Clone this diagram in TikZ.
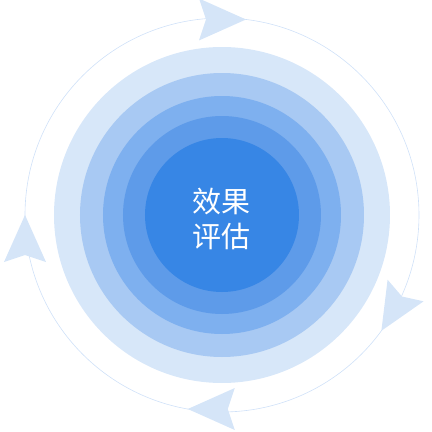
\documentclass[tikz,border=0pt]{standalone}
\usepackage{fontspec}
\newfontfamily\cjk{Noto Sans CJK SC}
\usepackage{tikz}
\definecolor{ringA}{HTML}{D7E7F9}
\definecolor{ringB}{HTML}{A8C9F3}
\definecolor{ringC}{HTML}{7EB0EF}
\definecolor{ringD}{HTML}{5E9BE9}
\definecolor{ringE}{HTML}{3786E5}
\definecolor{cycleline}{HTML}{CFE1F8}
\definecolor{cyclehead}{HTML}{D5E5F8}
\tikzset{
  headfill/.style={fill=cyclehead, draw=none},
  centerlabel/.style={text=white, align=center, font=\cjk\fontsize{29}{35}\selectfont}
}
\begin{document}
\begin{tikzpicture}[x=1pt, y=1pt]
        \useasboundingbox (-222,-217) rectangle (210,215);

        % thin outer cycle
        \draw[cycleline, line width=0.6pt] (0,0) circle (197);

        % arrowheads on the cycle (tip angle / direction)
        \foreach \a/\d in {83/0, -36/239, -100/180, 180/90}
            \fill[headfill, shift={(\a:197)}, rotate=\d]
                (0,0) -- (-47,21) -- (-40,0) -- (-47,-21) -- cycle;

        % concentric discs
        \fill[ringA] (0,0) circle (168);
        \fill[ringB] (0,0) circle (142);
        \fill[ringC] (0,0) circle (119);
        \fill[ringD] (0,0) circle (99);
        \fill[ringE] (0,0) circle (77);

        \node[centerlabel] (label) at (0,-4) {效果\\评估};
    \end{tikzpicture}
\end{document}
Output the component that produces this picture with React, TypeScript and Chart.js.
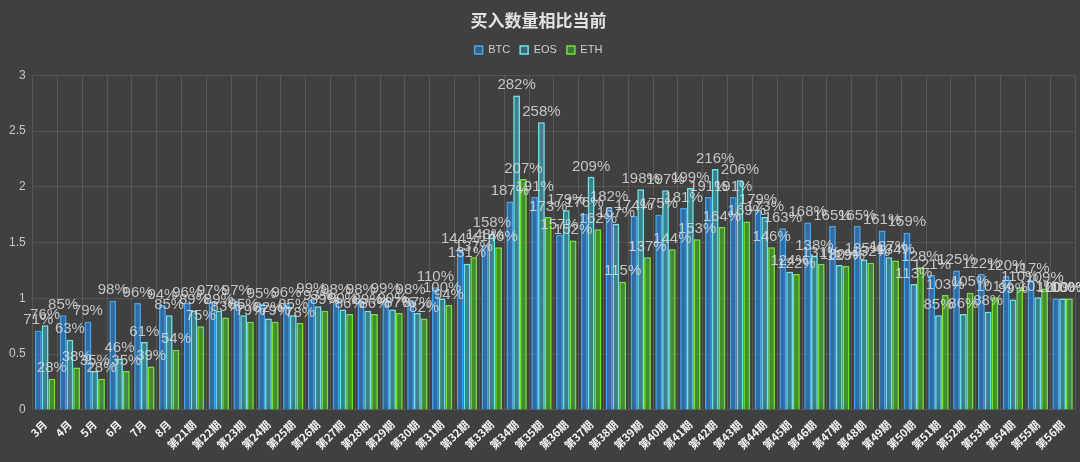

→ **Problem statement**
Print each of the records above exactly as written, leaving no picture in the copy.

→ **Response below**
Clone this diagram in TikZ.
\documentclass[tikz,border=0pt]{standalone}
\usepackage{fontspec}
\newfontfamily\cjk{Noto Sans CJK SC}
\usepackage{tikz}
\definecolor{ringA}{HTML}{D7E7F9}
\definecolor{ringB}{HTML}{A8C9F3}
\definecolor{ringC}{HTML}{7EB0EF}
\definecolor{ringD}{HTML}{5E9BE9}
\definecolor{ringE}{HTML}{3786E5}
\definecolor{cycleline}{HTML}{CFE1F8}
\definecolor{cyclehead}{HTML}{D5E5F8}
\tikzset{
  headfill/.style={fill=cyclehead, draw=none},
  centerlabel/.style={text=white, align=center, font=\cjk\fontsize{29}{35}\selectfont}
}
\begin{document}
\begin{tikzpicture}[x=1pt, y=1pt]
        \useasboundingbox (-222,-217) rectangle (210,215);

        % thin outer cycle
        \draw[cycleline, line width=0.6pt] (0,0) circle (197);

        % arrowheads on the cycle (tip angle / direction)
        \foreach \a/\d in {83/0, -36/239, -100/180, 180/90}
            \fill[headfill, shift={(\a:197)}, rotate=\d]
                (0,0) -- (-47,21) -- (-40,0) -- (-47,-21) -- cycle;

        % concentric discs
        \fill[ringA] (0,0) circle (168);
        \fill[ringB] (0,0) circle (142);
        \fill[ringC] (0,0) circle (119);
        \fill[ringD] (0,0) circle (99);
        \fill[ringE] (0,0) circle (77);

        \node[centerlabel] (label) at (0,-4) {效果\\评估};
    \end{tikzpicture}
\end{document}
Output the component that produces this picture with React, TypeScript and Chart.js.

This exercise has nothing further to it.